I don't know anyone who is not experiencing anxiety about covid-19 (coronavirus). We're all waiting to see how this virus will hit our communities, our families, the country, and other parts of the world. Here in San Francisco, we are in the "calm before the storm," and doesn't the wait seems excruciating?


Personally, I've been feeling restless, scattered, anxiousness, full of intrusive thoughts, tired, wired, physically tense. This is just some of what I've identified in the last week of social distancing.


The anticipation of pain and discomfort is something that our vigilant and risk-averse brains, evolutionarily-speaking, tend to run a bit wild with. Basically, our minds and bodies want to DO SOMETHING ABOUT THIS HORRIBLE THING THAT IS ABOUT TO HAPPEN!


This is a normal healthy reaction, even if it isn't an enjoyable one.


This threat is throwing us into a primitive and often useful (not so much right now) fight/flee/freeze reaction. However, we are being asked to sit still and be patient while sheltered in place. Most of us are experiencing that our minds and bodies are not designed to sit still in the presence of a threat. We want to troubleshoot, solve, fill in blanks, learn about the danger while our bodies are being pumped full of hormones telling us to do something, DO SOMETHING! DO ANYTHING!
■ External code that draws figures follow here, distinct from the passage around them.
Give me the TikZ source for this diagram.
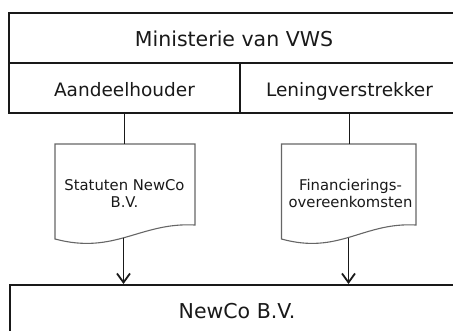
\documentclass[tikz,border=0pt]{standalone}
\usepackage{fontspec}
\setmainfont{DejaVu Sans}
\usetikzlibrary{positioning}
\usetikzlibrary{arrows.meta}

\tikzset{
  cell/.style={draw=black!90, line width=2pt, inner sep=0pt, anchor=north west, text height=17pt, text depth=0pt, text=black!90},
  sheet/.style={draw=black!60, line width=1.1pt, fill=white},
  sheettext/.style={align=center, inner sep=0pt, text=black!90, font=\fontsize{14.8}{17.8}\selectfont},
  link/.style={black!90, line width=1.8pt},
  arrowlink/.style={link, -{Straight Barb[length=9pt,width=13pt]}},
}

\begin{document}
\begin{tikzpicture}[x=1pt,y=-1pt]
\useasboundingbox (0,0) rectangle (453,330);
\clip (0,0) rectangle (453,330);

\node[cell, minimum width=450pt, minimum height=50pt, font=\fontsize{20.5}{24}\selectfont] (vws) at (8,12) {Ministerie van VWS};
\node[cell, minimum width=231pt, minimum height=50pt, font=\fontsize{18.5}{22}\selectfont] (aandeel) at (8,62) {Aandeelhouder};
\node[cell, minimum width=219pt, minimum height=50pt, font=\fontsize{18.5}{22}\selectfont] (lening) at (239,62) {Leningverstrekker};
\node[cell, minimum width=454pt, minimum height=49pt, font=\fontsize{20.5}{24}\selectfont] (newco) at (9,284) {NewCo B.V.};

% documenten
\draw[sheet] (55,144) -- (195,144) -- (195,225) .. controls (140,222) and (115,255) .. (55,239) -- cycle;
\draw[sheet] (281.5,144) -- (416,144) -- (416,225) .. controls (363,222) and (339,255) .. (281.5,239) -- cycle;
\node[sheettext] (statuten) at (124.5,193.5) {Statuten NewCo\\B.V.};
\node[sheettext] (financiering) at (350.5,193.5) {Financierings-\\overeenkomsten};

\coordinate (statutentop) at (124,144);
\coordinate (statutenbot) at (123.5,237.5);
\coordinate (financieringtop) at (349,144);
\coordinate (financieringbot) at (348.5,237.5);

\draw[link] (aandeel.south) -- (aandeel.south |- statutentop);
\draw[link] (lening.south) -- (lening.south |- financieringtop);
\draw[arrowlink] (statutenbot) -- (newco.north -| statutenbot);
\draw[arrowlink] (financieringbot) -- (newco.north -| financieringbot);

\end{tikzpicture}
\end{document}
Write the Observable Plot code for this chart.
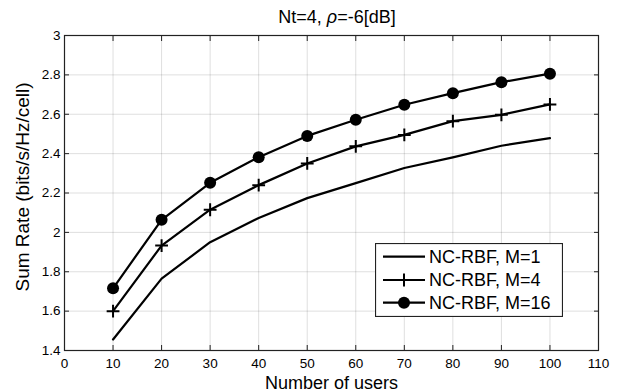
<!DOCTYPE html>
<html>
<head>
<meta charset="utf-8">
<script src="https://cdn.jsdelivr.net/npm/d3@7"></script>
<script src="https://cdn.jsdelivr.net/npm/@observablehq/plot@0.6"></script>
<style>
  html, body { margin: 0; padding: 0; background: #fff; }
  #wrap { position: relative; width: 620px; font-family: "Liberation Sans", Arial, sans-serif; }
  #title { height: 26px; line-height: 34px; font-size: 18px; text-align: center; padding-left: 76px; padding-right: 22px; color: #000; white-space: nowrap; }
  #legend { position: absolute; left: 375px; top: 243px; }
</style>
</head>
<body>
<div id="wrap">
  <div id="title">Nt=4, <i>ρ</i>=-6[dB]</div>
  <div id="chart"></div>
  <div id="legend"></div>
</div>
<script>
const users = [10, 20, 30, 40, 50, 60, 70, 80, 90, 100];
const rateM1 = [1.456, 1.765, 1.950, 2.073, 2.174, 2.250, 2.327, 2.381, 2.440, 2.479];
const rateM4 = [1.600, 1.933, 2.115, 2.240, 2.350, 2.437, 2.495, 2.565, 2.597, 2.650];
const rateM16 = [1.716, 2.064, 2.252, 2.382, 2.490, 2.572, 2.648, 2.707, 2.763, 2.806];
const seriesNames = ["NC-RBF, M=1", "NC-RBF, M=4", "NC-RBF, M=16"];
const xTicks = [0, 10, 20, 30, 40, 50, 60, 70, 80, 90, 100, 110];
const yTicks = [1.4, 1.6, 1.8, 2.0, 2.2, 2.4, 2.6, 2.8, 3.0];
const xLabel = "Number of users";
const yLabel = "Sum Rate (bits/s/Hz/cell)";

const toRows = (vals, name) => users.map((u, i) => ({users: u, rate: vals[i], series: name}));
const d1 = toRows(rateM1, seriesNames[0]);
const d4 = toRows(rateM4, seriesNames[1]);
const d16 = toRows(rateM16, seriesNames[2]);

const fmtY = d => String(+d.toFixed(1));
const font = "Liberation Sans, Arial, sans-serif";

const chart = Plot.plot({
  width: 620,
  height: 365,
  marginTop: 9,
  marginBottom: 41,
  marginLeft: 64,
  marginRight: 22,
  style: {fontFamily: font, background: "#fff", color: "#000", overflow: "visible"},
  x: {domain: [0, 110]},
  y: {domain: [1.4, 3]},
  marks: [
    Plot.gridX(xTicks, {stroke: "#000", strokeOpacity: 0.13, strokeWidth: 1}),
    Plot.gridY(yTicks, {stroke: "#000", strokeOpacity: 0.13, strokeWidth: 1}),
    Plot.axisX({ticks: xTicks, tickSize: -5, tickPadding: 13, fontSize: 13.5, stroke: "#222", label: null}),
    Plot.axisX({anchor: "top", ticks: xTicks, tickSize: -5, tickFormat: () => "", label: null, stroke: "#222"}),
    Plot.axisY({ticks: yTicks, tickSize: -5, tickPadding: 9, fontSize: 13.5, tickFormat: fmtY, stroke: "#222",
      label: yLabel, labelAnchor: "center", labelArrow: "none", labelOffset: 49}),
    Plot.axisY({anchor: "right", ticks: yTicks, tickSize: -5, tickFormat: () => "", label: null, stroke: "#222"}),
    Plot.text([xLabel], {frameAnchor: "bottom", lineAnchor: "bottom", dy: 38, fontSize: 18, fill: "#000"}),
    Plot.frame({stroke: "#222", strokeWidth: 1.2}),
    Plot.line(d1, {x: "users", y: "rate", stroke: "#000", strokeWidth: 2.2}),
    Plot.line(d4, {x: "users", y: "rate", stroke: "#000", strokeWidth: 2.2}),
    Plot.dot(d4, {x: "users", y: "rate", symbol: "plus", r: 4.2, stroke: "#000", strokeWidth: 2}),
    Plot.line(d16, {x: "users", y: "rate", stroke: "#000", strokeWidth: 2.2}),
    Plot.dot(d16, {x: "users", y: "rate", symbol: "circle", r: 6, fill: "#000", stroke: "none"})
  ]
});
// enlarge and nudge the y-axis label (MATLAB-style)
chart.querySelectorAll("g[aria-label='y-axis label']").forEach(g => {
  g.setAttribute("font-size", 19);
  g.querySelectorAll("text").forEach(t => t.setAttribute("font-size", 19));
  const tr = g.getAttribute("transform") || "";
  g.setAttribute("transform", tr + " translate(0,-6)");
});
document.getElementById("chart").appendChild(chart);

// Legend (overlay)
const lw = 188, lh = 74;
const leg = d3.select("#legend").append("svg").attr("width", lw).attr("height", lh)
  .style("font-family", font);
leg.append("rect").attr("x", 0.5).attr("y", 0.5).attr("width", lw - 1).attr("height", lh - 1)
  .attr("fill", "#fff").attr("stroke", "#222").attr("stroke-width", 1.2);
const rowY = [13.7, 37, 59.7];
seriesNames.forEach((name, i) => {
  const g = leg.append("g").attr("transform", `translate(0,${rowY[i]})`);
  g.append("line").attr("x1", 8).attr("x2", 50).attr("y1", 0).attr("y2", 0).attr("stroke", "#000").attr("stroke-width", 2.2);
  if (i === 1) {
    const s = d3.symbol(d3.symbolPlus, Math.PI * 4.2 * 4.2)();
    g.append("path").attr("d", s).attr("transform", "translate(29,0)").attr("stroke", "#000").attr("stroke-width", 2).attr("fill", "none");
  }
  if (i === 2) {
    g.append("circle").attr("cx", 29).attr("cy", 0).attr("r", 6).attr("fill", "#000");
  }
  g.append("text").attr("x", 54).attr("y", 0).attr("dy", "0.35em").attr("font-size", 18).attr("fill", "#000").text(name);
});
</script>
</body>
</html>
Once you've read the guidelines at cdc.org, there is little else to do about covid-19. So we keep our hands clean and our social distanced in hopes of "lowering the curve." But who knew that giving our medical professionals a fighting chance to help the people who need medical attention would be so passive?


Here are some ideas for what we can do about the physical effect of being suspended in fight/flee/freeze while confined to our homes.
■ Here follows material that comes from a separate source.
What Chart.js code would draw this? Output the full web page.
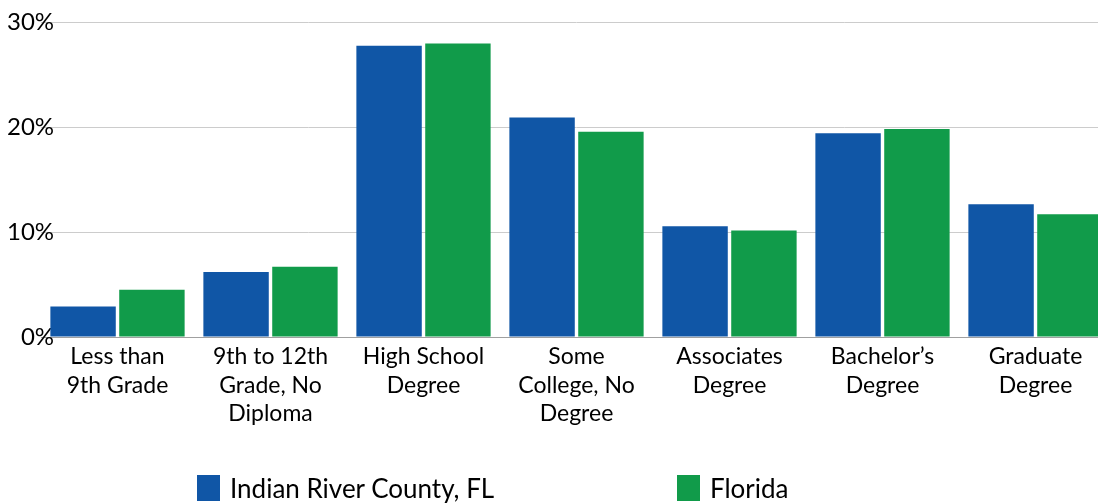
<!DOCTYPE html>
<html>
<head>
<meta charset="utf-8">
<script src="https://cdn.jsdelivr.net/npm/chart.js@4"></script>
<style>
  html, body { margin: 0; padding: 0; background: #fff; overflow: hidden; width: 1098px; height: 504px; }
  #wrap { position: absolute; left: 0; top: 0; width: 1112px; height: 504px; }
  #legend { position: absolute; top: 475px; left: 0; width: 1098px; height: 29px; font-family: Lato, "Noto Sans", sans-serif; font-size: 26px; color: #000; }
  .item { position: absolute; top: 0; display: flex; align-items: center; height: 26px; }
  .box { width: 23px; height: 26px; margin-right: 10px; }
</style>
</head>
<body>
<div id="wrap"><canvas id="c" width="1112" height="504"></canvas></div>
<div id="legend"></div>
<script>
const categories = [
  ["Less than", "9th Grade"],
  ["9th to 12th", "Grade, No", "Diploma"],
  ["High School", "Degree"],
  ["Some", "College, No", "Degree"],
  ["Associates", "Degree"],
  ["Bachelor’s", "Degree"],
  ["Graduate", "Degree"]
];
const seriesNames = ["Indian River County, FL", "Florida"];
const indianRiver = [2.9, 6.2, 27.75, 20.9, 10.55, 19.4, 12.65];
const florida = [4.5, 6.7, 27.95, 19.55, 10.15, 19.8, 11.7];
const yTicks = [0, 10, 20, 30];
const colors = ["#1056A6", "#119B4A"];

const legendEl = document.getElementById('legend');
const legendX = [197, 677];
seriesNames.forEach((n, i) => {
  const d = document.createElement('div');
  d.className = 'item';
  d.style.left = legendX[i] + 'px';
  d.innerHTML = '<div class="box" style="background:' + colors[i] + '"></div><span>' + n + '</span>';
  legendEl.appendChild(d);
});

new Chart(document.getElementById('c'), {
  type: 'bar',
  data: {
    labels: categories,
    datasets: [
      { label: seriesNames[0], data: indianRiver, backgroundColor: colors[0] },
      { label: seriesNames[1], data: florida, backgroundColor: colors[1] }
    ]
  },
  options: {
    responsive: false,
    animation: false,
    events: [],
    layout: { padding: { top: 22, left: 0, right: 0, bottom: 0 } },
    plugins: { legend: { display: false }, tooltip: { enabled: false } },
    datasets: { bar: { categoryPercentage: 0.9, barPercentage: 0.95 } },
    scales: {
      x: {
        grid: { display: false, drawTicks: false },
        border: { display: true, color: '#a0a0a0', width: 1 },
        ticks: {
          font: { family: 'Lato, "Noto Sans", sans-serif', size: 23, lineHeight: 1.22 },
          color: '#000',
          padding: 6,
          maxRotation: 0,
          autoSkip: false
        },
        afterFit: s => { s.height = 167; }
      },
      y: {
        min: 0, max: 30,
        afterBuildTicks: s => { s.ticks = yTicks.map(v => ({ value: v })); },
        grid: { color: '#cccccc', lineWidth: 1, drawTicks: false },
        border: { display: false },
        ticks: {
          font: { family: 'Lato, "Noto Sans", sans-serif', size: 24 },
          color: '#000',
          mirror: true,
          crossAlign: 'far',
          padding: -34,
          callback: v => v + '%'
        },
        afterFit: s => { s.width = 41; }
      }
    }
  }
});
</script>
</body>
</html>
  • Move around. Pull out those old fitness DVDs or look up some yoga vids on youtube

  • Stretch. Take your time and focus on your breath

  • Take a warm shower in the evening. Focus on your breath and slowly tour through your senses one at a time (what are 5 things I can hear/smell/feel right now?)

  • Take a warm bath in the evening. Even better and more novel than a shower, light some candles and bring a book or music.

  • Progressive Muscle Relaxation. This is a common and useful technique for managing the physical effects of anxiety, panic, and sleeplessness. You'll want to learn and practice this throughout the day, before bed and when you wake up in the middle of the night with your mind racing.

  • STAY SOCIAL. Ask your friends to virtually join you in trying (some) of these activities. Don't underestimate the connecting power of a video chat date or activity.

Get creative! Come up with your own, take notes on what works well, and how you might change things up. Brainstorm with your friends.